La meilleure preuve que le 30 une période se clôt, c’est qu’au cabinet de 12 h 30 Chamberlain prononce enfin des paroles qui, quelques jours plus tôt, auraient sonné le glas du ministère : il rappelle avec force, en citant les délibérations du cabinet, que Gort avait proposé l’évacuation le 19 et qu’on la lui avait refusée.
C’est à peu près ce que disait Halifax le 26, en lançant sa grande attaque. Si Chamberlain le dit alors, c’est qu’il estime que Halifax a manqué son coup, mais que Churchill a trop bien réussi le sien : il mesure quelle gloire va lui valoir la réussite de Dunkerque, et essaie de la ternir en rappelant sa longue hostilité à la manœuvre. Churchill ne peut laisser dire, et il explique laborieusement que l’offensive vers le sud était le seul moyen de sauver les troupes avec leur équipement ; elle a été rendue impossible par l’incapacité des Français à pousser au sud, en partie à cause des bombardements qui ont gêné la concentration des forces, et par la trop forte pression des Allemands au nord, qui a empêché ces armées de dégager des forces suffisantes pour l’attaque69. Bref, notre plan était excellent mais l’ennemi trop fort et nous trop faibles ! À vrai dire, Il n’y a pas d’annexe confidentielle ce jour-là et il faut se contenter de la minute, qui résume les propos du contradicteur sans donner son identité. Mais on voit mal qui se permettrait ce tissu d’arguments plus creux les uns que les autres, sinon Churchill lui-même. C’est pour lui routine, à présent, que de se défendre ainsi et Chamberlain, isolé, ne peut rien contre le courant.

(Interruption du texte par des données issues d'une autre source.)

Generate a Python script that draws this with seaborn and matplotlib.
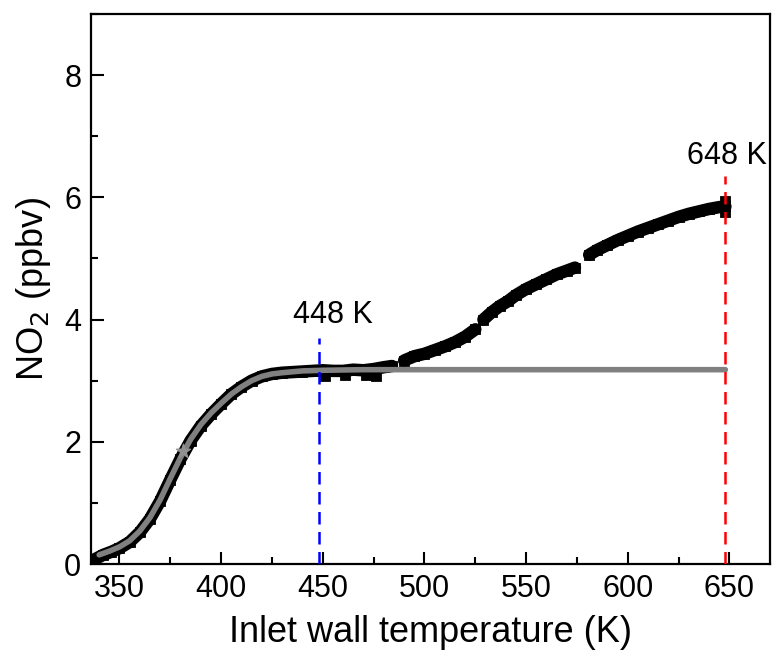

Churchill s’est imposé. Comme le prouve le témoignage d’un antinazi réfugié à Londres, Stefan Zweig, qui depuis des années confiait à son journal sa déception devant l’attitude des Anglais et écrit le 28 mai que « depuis que Chamberlain est parti, on sent que des gens compétents occupent les postes70 ». L’unique problème, c’est que l’autorité désormais acquise risque de se révéler insuffisante dans la situation, encore beaucoup plus grave, créée par la chute et l’occupation de la France.